Continuing its pioneering efforts to jump start the local ABS market, Argentina's largest bank, Banco de Galicia y Buenos Aires, recently closed the second securitization of credit card receivables for its subsidiary Tarjeta Naranja.
The $25 million deal, which mirrors one launched late last year, has a one-year maturity and a coupon of 11%. The receivables will revolve during an interest-only period of six months and then the deal will pay down in a six-month controlled amortization.
"We are extremely pleased with the results," said Daniel Seva, an official at Banco de Galicia y Buenos Aires. "Even though the local market is in the midst of a fierce recession and facing political uncertainty, we managed to achieved a lower coupon than the 12% rate paid by public bonds."

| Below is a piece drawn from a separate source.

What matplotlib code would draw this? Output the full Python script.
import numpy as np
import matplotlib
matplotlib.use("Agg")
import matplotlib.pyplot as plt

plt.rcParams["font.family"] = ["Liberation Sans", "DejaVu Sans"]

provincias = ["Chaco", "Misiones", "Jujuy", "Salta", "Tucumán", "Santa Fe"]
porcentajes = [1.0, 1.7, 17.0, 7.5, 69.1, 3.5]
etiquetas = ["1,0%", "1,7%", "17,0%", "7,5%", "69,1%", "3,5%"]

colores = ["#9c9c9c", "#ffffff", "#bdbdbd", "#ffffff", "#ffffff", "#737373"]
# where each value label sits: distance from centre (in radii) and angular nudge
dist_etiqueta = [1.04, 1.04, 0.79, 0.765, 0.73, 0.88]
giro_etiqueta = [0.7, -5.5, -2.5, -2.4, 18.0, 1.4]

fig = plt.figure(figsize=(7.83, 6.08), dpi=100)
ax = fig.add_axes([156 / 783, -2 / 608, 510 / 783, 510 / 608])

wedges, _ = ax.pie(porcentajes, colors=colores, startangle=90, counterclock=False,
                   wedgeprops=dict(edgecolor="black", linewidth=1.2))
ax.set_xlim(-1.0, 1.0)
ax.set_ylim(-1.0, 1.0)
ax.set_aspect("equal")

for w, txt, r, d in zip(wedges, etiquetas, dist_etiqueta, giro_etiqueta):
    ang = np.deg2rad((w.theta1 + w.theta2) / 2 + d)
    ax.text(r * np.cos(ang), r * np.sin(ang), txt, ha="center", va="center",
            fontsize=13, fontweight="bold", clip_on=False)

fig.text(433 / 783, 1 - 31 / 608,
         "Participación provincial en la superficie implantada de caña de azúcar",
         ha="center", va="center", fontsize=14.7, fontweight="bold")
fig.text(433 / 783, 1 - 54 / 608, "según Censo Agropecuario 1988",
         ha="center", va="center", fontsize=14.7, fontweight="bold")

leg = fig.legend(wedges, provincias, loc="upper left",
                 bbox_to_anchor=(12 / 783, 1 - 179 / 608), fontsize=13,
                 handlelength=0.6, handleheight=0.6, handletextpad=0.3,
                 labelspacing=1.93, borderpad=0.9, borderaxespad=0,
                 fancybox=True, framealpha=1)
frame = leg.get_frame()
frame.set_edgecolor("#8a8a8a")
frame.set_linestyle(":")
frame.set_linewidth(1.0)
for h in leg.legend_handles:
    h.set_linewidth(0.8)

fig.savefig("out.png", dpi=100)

The first deal for Tarjeta Naranja, whose credit cards are targeted to lower and middle-income borrowers who would not usually apply for bank credit cards, was launched in November 1998. The initial offering of $25 million was increased to $50 million due to investor demand. It was Argentina's first revolving credit card deal.
The new deal received a local triple-A rating from Fitch IBCA and a local Argentine agency, Magister Thomson Bankwatch. Tarjeta Naranja enjoys widespread popularity in Argentina's provinces, where borrowers are more reluctant to apply for credit cards through banks.
With this target market, defaults on the loans tend to be higher than bank card loans. According to the bank, a 23% over-collateralization and the more than 100,000 credit accounts that back the transaction mitigate this risk.
Though the offering garnered investor interest for $37 million, Banco de Galicia decided not to increase the size of the $25 million deal this time. "We didn't want to create an excess of funds for the company," explained Seva. "We would rather keep the receivables for another securitization."
Another deal of a similar-size is expected in the local market by the end of the year.